== Dataset section
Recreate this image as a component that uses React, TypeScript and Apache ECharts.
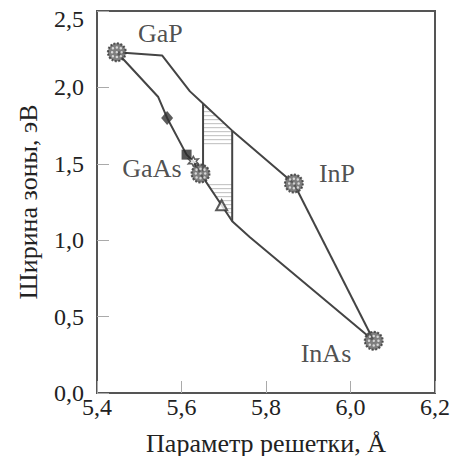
import React, { useEffect, useRef } from 'react';
import * as echarts from 'echarts';

// Compounds (binary end points)
const compoundNames = ['GaP', 'GaAs', 'InP', 'InAs'];
const compoundX = [5.447, 5.645, 5.866, 6.055];
const compoundY = [2.23, 1.436, 1.371, 0.342];
const labelX = [5.55, 5.53, 5.968, 5.942];
const labelY = [2.35, 1.47, 1.438, 0.261];

// Lower boundary curve (GaP -> GaAs -> InAs)
const lowerX = [5.447, 5.545, 5.566, 5.612, 5.628, 5.645, 5.695, 5.72, 5.762, 6.055];
const lowerY = [2.23, 1.937, 1.8, 1.56, 1.516, 1.436, 1.229, 1.124, 1.02, 0.342];

// Upper boundary curve (GaP -> InP)
const upperX = [5.447, 5.554, 5.62, 5.651, 5.72, 5.866];
const upperY = [2.23, 2.209, 1.974, 1.895, 1.717, 1.371];

// InP -> InAs
const sideX = [5.866, 6.055];
const sideY = [1.371, 0.342];

// Vertical bounds of hatched region
const leftVX = [5.651, 5.651];
const leftVY = [1.895, 1.45];
const rightVX = [5.72, 5.72];
const rightVY = [1.717, 1.124];

// Hatched region polygon and hatched bands
const hatchX = [5.651, 5.72, 5.72, 5.695, 5.651];
const hatchY = [1.895, 1.717, 1.124, 1.229, 1.411];
const bandLow = [1.63, 1.12];
const bandHigh = [1.9, 1.37];

// Extra markers
const diamondPt = [5.566, 1.8];
const squarePt = [5.612, 1.56];
const starPt = [5.628, 1.516];
const trianglePt = [5.695, 1.229];

const FONT = "'Liberation Serif', 'Times New Roman', serif";
const fmt = (v: number) => v.toFixed(1).replace('.', ',');

const dot = (x: number, y: number, r: number) =>
  `M${x + r} ${y}A${r} ${r} 0 1 1 ${x - r} ${y}A${r} ${r} 0 1 1 ${x + r} ${y}Z`;
const dotsPath =
  'path://' +
  [
    [5, 5], [10, 4], [15, 5],
    [4, 10], [10, 10], [16, 10],
    [5, 15], [10, 16], [15, 15],
  ]
    .map(([x, y]) => dot(x, y, 1.6))
    .join('');

const starPath = (() => {
  const pts: string[] = [];
  for (let i = 0; i < 12; i++) {
    const r = i % 2 === 0 ? 10 : 5;
    const a = (Math.PI / 6) * i - Math.PI / 2;
    pts.push(`${(10 + r * Math.cos(a)).toFixed(2)} ${(10 + r * Math.sin(a)).toFixed(2)}`);
  }
  return 'path://M' + pts.join('L') + 'Z';
})();

export default function App() {
  const ref = useRef<HTMLDivElement>(null);
  useEffect(() => {
    if (!ref.current) return;
    const chart = echarts.init(ref.current, undefined, { renderer: 'svg' });
    const lineStyle = { color: '#444', width: 2 };
    const pairs = (xs: number[], ys: number[]) => xs.map((x, i) => [x, ys[i]]);
    const lineSeries = (xs: number[], ys: number[]) => ({
      type: 'line',
      data: pairs(xs, ys),
      symbol: 'none',
      lineStyle,
      z: 2,
    });
    chart.setOption({
      animation: false,
      grid: {
        left: 97,
        right: 16,
        top: 11,
        bottom: 63,
        show: true,
        borderColor: '#555',
        borderWidth: 2,
        containLabel: false,
        outerBoundsMode: 'none',
      },
      xAxis: {
        type: 'value',
        min: 5.4,
        max: 6.2,
        interval: 0.2,
        name: 'Параметр решетки, Å',
        nameLocation: 'middle',
        nameGap: 37,
        nameTextStyle: { fontFamily: FONT, fontSize: 26, color: '#222' },
        axisLine: { show: true, lineStyle: { color: '#555', width: 2 } },
        axisTick: { show: true, inside: true, length: 12, lineStyle: { color: '#aaa' } },
        axisLabel: { fontFamily: FONT, fontSize: 24, color: '#222', margin: 2, formatter: fmt },
        splitLine: { show: false },
      },
      yAxis: {
        type: 'value',
        min: 0,
        max: 2.5,
        interval: 0.5,
        name: 'Ширина зоны, эВ',
        nameLocation: 'middle',
        nameGap: 56,
        nameTextStyle: { fontFamily: FONT, fontSize: 26, color: '#222' },
        axisLine: { show: true, lineStyle: { color: '#555', width: 2 } },
        axisTick: { show: true, inside: true, length: 12, lineStyle: { color: '#aaa' } },
        axisLabel: {
          fontFamily: FONT,
          fontSize: 24,
          color: '#222',
          margin: 13,
          formatter: (v: number) => (v >= 2.5 ? `{t|${fmt(v)}}` : fmt(v)),
          rich: {
            t: { fontFamily: FONT, fontSize: 24, color: '#222', padding: [16, 0, 0, 0] },
          },
        },
        splitLine: { show: false },
      },
      series: [
        {
          type: 'custom',
          coordinateSystem: 'cartesian2d',
          data: bandLow.map((v, i) => [5.68, v, bandHigh[i]]),
          encode: { x: 0, y: [1, 2] },
          z: 1,
          renderItem: (params: any, api: any) => {
            const lo = api.value(1);
            const hi = api.value(2);
            const poly = hatchX.map((x, i) => api.coord([x, hatchY[i]]));
            const yTop = api.coord([5.68, hi])[1];
            const yBot = api.coord([5.68, lo])[1];
            const children: any[] = [];
            for (let y = yTop + 1; y < yBot; y += 4) {
              const xs: number[] = [];
              for (let k = 0; k < poly.length; k++) {
                const p1 = poly[k];
                const p2 = poly[(k + 1) % poly.length];
                if ((p1[1] <= y && p2[1] > y) || (p2[1] <= y && p1[1] > y)) {
                  xs.push(p1[0] + ((y - p1[1]) * (p2[0] - p1[0])) / (p2[1] - p1[1]));
                }
              }
              xs.sort((a, b) => a - b);
              for (let j = 0; j + 1 < xs.length; j += 2) {
                children.push({
                  type: 'line',
                  shape: { x1: xs[j], y1: y, x2: xs[j + 1], y2: y },
                  style: { stroke: '#bdbdbd', lineWidth: 1 },
                });
              }
            }
            return { type: 'group', children };
          },
        },
        lineSeries(lowerX, lowerY),
        lineSeries(upperX, upperY),
        lineSeries(sideX, sideY),
        lineSeries(leftVX, leftVY),
        lineSeries(rightVX, rightVY),
        {
          type: 'scatter',
          data: [diamondPt],
          symbol: 'diamond',
          symbolSize: [12, 14],
          itemStyle: { color: '#333' },
          z: 3,
        },
        {
          type: 'scatter',
          data: [squarePt],
          symbol: 'rect',
          symbolSize: 10,
          itemStyle: { color: '#2a2a2a' },
          z: 3,
        },
        {
          type: 'scatter',
          data: [starPt],
          symbol: starPath,
          symbolSize: 10,
          itemStyle: { color: '#fff', borderColor: '#333', borderWidth: 1.5 },
          z: 3,
        },
        {
          type: 'scatter',
          data: [trianglePt],
          symbol: 'triangle',
          symbolSize: [11, 10],
          itemStyle: { color: '#fff', borderColor: '#333', borderWidth: 2 },
          z: 3,
        },
        {
          type: 'scatter',
          data: pairs(compoundX, compoundY),
          symbol: 'circle',
          symbolSize: 18,
          itemStyle: {
            color: '#5e5e5e',
            borderColor: '#333',
            borderWidth: 2,
            borderType: [2, 1.5],
          },
          z: 4,
        },
        {
          type: 'scatter',
          data: pairs(compoundX, compoundY),
          symbol: dotsPath,
          symbolSize: 12,
          itemStyle: { color: '#eeeeee' },
          z: 5,
          silent: true,
        },
        {
          type: 'scatter',
          data: labelX.map((x, i) => ({ value: [x, labelY[i]], name: compoundNames[i] })),
          symbolSize: 0,
          z: 6,
          label: {
            show: true,
            position: 'inside',
            formatter: (p: any) => p.name,
            fontFamily: FONT,
            fontSize: 26,
            color: '#222',
          },
        },
      ],
    });
    return () => chart.dispose();
  }, []);
  return (
    <div
      ref={ref}
      style={{ position: 'absolute', left: 0, top: 0, width: 451, height: 456 }}
    />
  );
}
====
§ **The request**:
Write out again exactly the lines from the start of the data above through the line containing "const fmt = (v: number)", inclusive, excluding any pictures.

§ **Written solution**:
Recreate this image as a component that uses React, TypeScript and Apache ECharts.
import React, { useEffect, useRef } from 'react';
import * as echarts from 'echarts';

// Compounds (binary end points)
const compoundNames = ['GaP', 'GaAs', 'InP', 'InAs'];
const compoundX = [5.447, 5.645, 5.866, 6.055];
const compoundY = [2.23, 1.436, 1.371, 0.342];
const labelX = [5.55, 5.53, 5.968, 5.942];
const labelY = [2.35, 1.47, 1.438, 0.261];

// Lower boundary curve (GaP -> GaAs -> InAs)
const lowerX = [5.447, 5.545, 5.566, 5.612, 5.628, 5.645, 5.695, 5.72, 5.762, 6.055];
const lowerY = [2.23, 1.937, 1.8, 1.56, 1.516, 1.436, 1.229, 1.124, 1.02, 0.342];

// Upper boundary curve (GaP -> InP)
const upperX = [5.447, 5.554, 5.62, 5.651, 5.72, 5.866];
const upperY = [2.23, 2.209, 1.974, 1.895, 1.717, 1.371];

// InP -> InAs
const sideX = [5.866, 6.055];
const sideY = [1.371, 0.342];

// Vertical bounds of hatched region
const leftVX = [5.651, 5.651];
const leftVY = [1.895, 1.45];
const rightVX = [5.72, 5.72];
const rightVY = [1.717, 1.124];

// Hatched region polygon and hatched bands
const hatchX = [5.651, 5.72, 5.72, 5.695, 5.651];
const hatchY = [1.895, 1.717, 1.124, 1.229, 1.411];
const bandLow = [1.63, 1.12];
const bandHigh = [1.9, 1.37];

// Extra markers
const diamondPt = [5.566, 1.8];
const squarePt = [5.612, 1.56];
const starPt = [5.628, 1.516];
const trianglePt = [5.695, 1.229];

const FONT = "'Liberation Serif', 'Times New Roman', serif";
const fmt = (v: number) => v.toFixed(1).replace('.', ',');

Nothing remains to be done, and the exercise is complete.